US studies say BRI not a debt trap
2019-05-14 10:15:53 China Daily Global
Two studies released in the past weeks should put to rest the blind accusation that China''s infrastructure financing under the BRI has sucked developing nations into a debt trap.
Two studies released in the past weeks should put to rest the blind accusation that China's infrastructure financing under the Belt and Road Initiative has sucked developing nations into a debt trap.
Without providing any evidence, senior US officials, such as Vice-President Mike Pence, Secretary of State Mike Pompeo and National Security Advisor John Bolton, made such allegations last year.

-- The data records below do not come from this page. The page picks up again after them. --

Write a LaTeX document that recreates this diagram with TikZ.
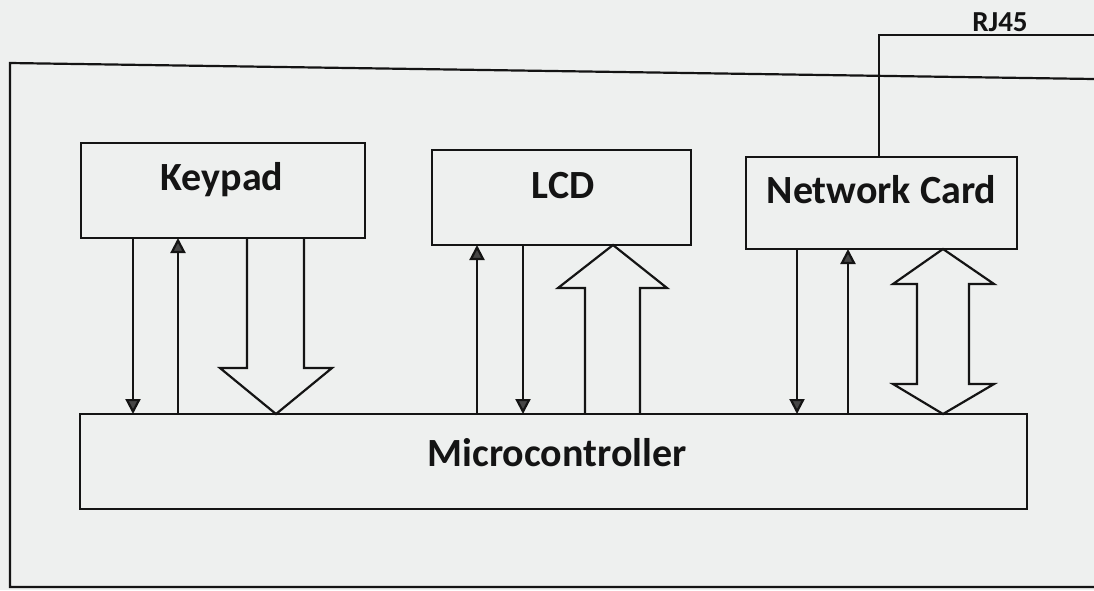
\documentclass[tikz,border=0pt]{standalone}
\usepackage{fontspec}
\setmainfont{Carlito}
\usetikzlibrary{arrows.meta}
\definecolor{paper}{RGB}{238,240,239}
\definecolor{ink}{RGB}{20,20,20}
\definecolor{headfill}{RGB}{70,70,70}

\begin{document}
\begin{tikzpicture}[x=1pt, y=-1pt,
  block/.style={draw=ink, line width=2.2pt, inner sep=0pt, outer sep=0pt, minimum width=#1},
  blocktext/.style={font=\bfseries\fontsize{40}{42}\selectfont, text=ink, anchor=base, inner sep=0pt},
  smalltext/.style={font=\bfseries\fontsize{29}{31}\selectfont, text=ink, anchor=base, inner sep=0pt},
  sig/.style={draw=ink, line width=2.2pt, -{Triangle[width=15pt, length=15pt, fill=headfill]}},
  bus/.style={draw=ink, line width=2.2pt, line join=miter},
  wire/.style={draw=ink, line width=2.2pt}]

% paper and page size
\fill[paper] (0,0) rectangle (1094,590);
\useasboundingbox (0,0) rectangle (1094,590);

% outer enclosure
\draw[wire] (1094,79) -- (10,63) -- (10,587) -- (1094,587);

% blocks
\node[block=284pt, minimum height=95pt] (kp)  at (223,190.5) {};
\node[block=259pt, minimum height=95pt] (lcd) at (561.5,197.5) {};
\node[block=271pt, minimum height=92pt] (net) at (881.5,203) {};
\node[block=947pt, minimum height=95pt] (mc)  at (553.5,461.5) {};

% block labels
\node[blocktext] (kpt)  at (222,190) {Keypad};
\node[blocktext] (lcdt) at (563,198) {LCD};
\node[blocktext] (nett) at (881.5,203) {Network Card};
\node[blocktext] (mct)  at (557,466) {Microcontroller};

% RJ45 cable
\coordinate (rj) at (1094,35);
\draw[wire] (net.north -| 879,0) |- (rj);
\node[smalltext] (rjt) at (1000,31) {RJ45};

% keypad <-> microcontroller
\draw[sig] (kp.south -| 133,0) -- (mc.north -| 133,0);
\draw[sig] (mc.north -| 178,0) -- (kp.south -| 178,0);
\draw[bus] (kp.south -| 247,0) -- (247,368) -- (220,368) -- (mc.north -| 276,0)
  -- (332,368) -- (304,368) -- (kp.south -| 304,0);

% LCD <-> microcontroller
\draw[sig] (mc.north -| 477,0) -- (lcd.south -| 477,0);
\draw[sig] (lcd.south -| 523,0) -- (mc.north -| 523,0);
\draw[bus] (mc.north -| 585,0) -- (585,288) -- (558,288) -- (lcd.south -| 613,0)
  -- (667,288) -- (640,288) -- (mc.north -| 640,0);

% network card <-> microcontroller
\draw[bus] (net.south -| 943,0) -- (994,284) -- (969,284) -- (969,384) -- (994,384)
  -- (mc.north -| 943,0) -- (893,384) -- (917,384) -- (917,284) -- (893,284) -- cycle;
\draw[sig] (net.south -| 797,0) -- (mc.north -| 797,0);
\draw[sig] (mc.north -| 848,0) -- (net.south -| 848,0);

\end{tikzpicture}
\end{document}
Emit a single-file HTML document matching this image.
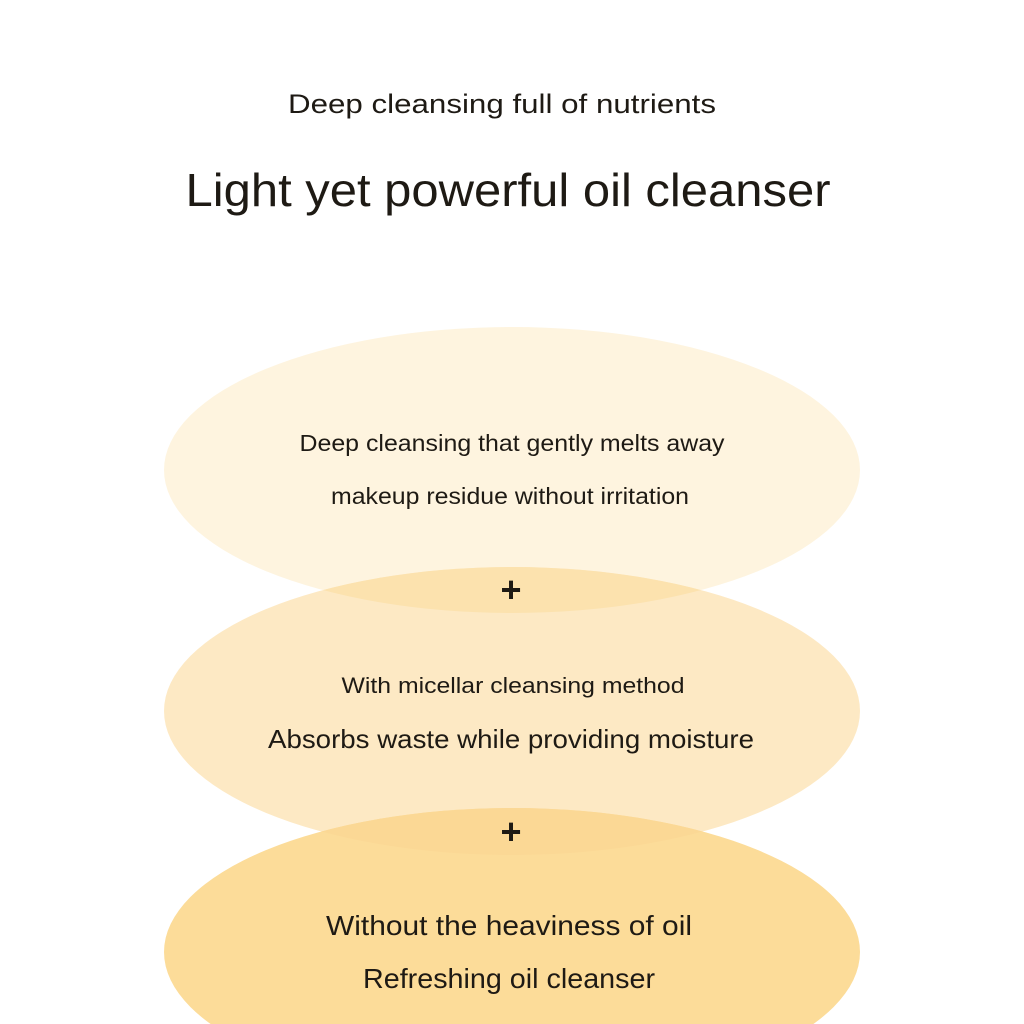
<!DOCTYPE html>
<html><head><meta charset="utf-8"><style>
html,body{margin:0;padding:0;background:#fff;width:1024px;height:1024px;overflow:hidden;}
svg{display:block;overflow:hidden;}
text{font-family:"Liberation Sans",sans-serif;text-anchor:middle;fill:#1e1a14;}
</style></head><body>
<svg width="1024" height="1024" viewBox="0 0 1024 1024">
<defs>
<clipPath id="c1"><ellipse cx="512" cy="470" rx="348" ry="143"/></clipPath>
<clipPath id="c2"><ellipse cx="512" cy="711" rx="348" ry="144"/></clipPath>
<clipPath id="pg"><rect x="0" y="0" width="1024" height="1024"/></clipPath>
</defs>
<g clip-path="url(#pg)">
<text x="502" y="113" font-size="27" fill="#111" textLength="428" lengthAdjust="spacingAndGlyphs">Deep cleansing full of nutrients</text>
<text x="508" y="206" font-size="46" fill="#000" textLength="645" lengthAdjust="spacingAndGlyphs">Light yet powerful oil cleanser</text>
<ellipse cx="512" cy="470" rx="348" ry="143" fill="#fef4df"/>
<ellipse cx="512" cy="711" rx="348" ry="144" fill="#fde9c4"/>
<ellipse cx="512" cy="952" rx="348" ry="144" fill="#fcdc99"/>
<ellipse cx="512" cy="711" rx="348" ry="144" fill="#fce2ae" clip-path="url(#c1)"/>
<ellipse cx="512" cy="952" rx="348" ry="144" fill="#fbd895" clip-path="url(#c2)"/>
<text x="512" y="451" font-size="23" textLength="425" lengthAdjust="spacingAndGlyphs">Deep cleansing that gently melts away</text>
<text x="510" y="504" font-size="23" textLength="358" lengthAdjust="spacingAndGlyphs">makeup residue without irritation</text>
<text x="511" y="602" font-size="36" font-weight="bold" fill="#000">+</text>
<text x="513" y="693" font-size="22" fill="#2a2318" textLength="343" lengthAdjust="spacingAndGlyphs">With micellar cleansing method</text>
<text x="511" y="748" font-size="26" textLength="486" lengthAdjust="spacingAndGlyphs">Absorbs waste while providing moisture</text>
<text x="511" y="844" font-size="36" font-weight="bold" fill="#000">+</text>
<text x="509" y="935" font-size="28" fill="#3a2e18" textLength="366" lengthAdjust="spacingAndGlyphs">Without the heaviness of oil</text>
<text x="509" y="988" font-size="28" textLength="292" lengthAdjust="spacingAndGlyphs">Refreshing oil cleanser</text>
</g>
</svg>
</body></html>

Deborah Brautigam, a leading authority on China-Africa relations at Johns Hopkins University's School of Advanced International Studies in Washington, dismissed such accusations in an opinion piece in The New York Times on April 26.
In the column, which ran under the headline "Is China the World's Loan Shark?", Brautigam said studies "found scant evidence of a pattern indicating that Chinese banks... are deliberately overlending or funding loss-making projects to secure strategic advantages for China".
The Hambantota Port project in Sri Lanka is often cited by critics, but "that's a special case, and it is widely misunderstood," she wrote.
Brautigam's opinion piece was based on studies conducted by her China-Africa Research Initiative at the SAIS, which included information on more than 1,000 Chinese loans in Africa between 2000 and 2017, totaling more than $143 billion, as well as a study by Boston University's Global Development Policy Center, which has identified and tracked more than $140 billion in Chinese loans to Latin America and the Caribbean since 2005.
Based on the findings, Brautigam concluded that the risks of the BRI are often overstated and mischaracterized.
A report on a study by New York-based independent research provider Rhodium Group, published on April 29, also dismissed the debt-trap accusation against China.
Based on 40 cases of external debt renegotiation between 2007 and this year in 24 countries, the report said asset seizure was a rare occurrence. More often, China was inclined to renegotiate the debts or write them off, it said.
Contrary to accusations that China uses its outsized weight to gain advantage over borrowing nations, the study found that China's leverage in negotiations was limited.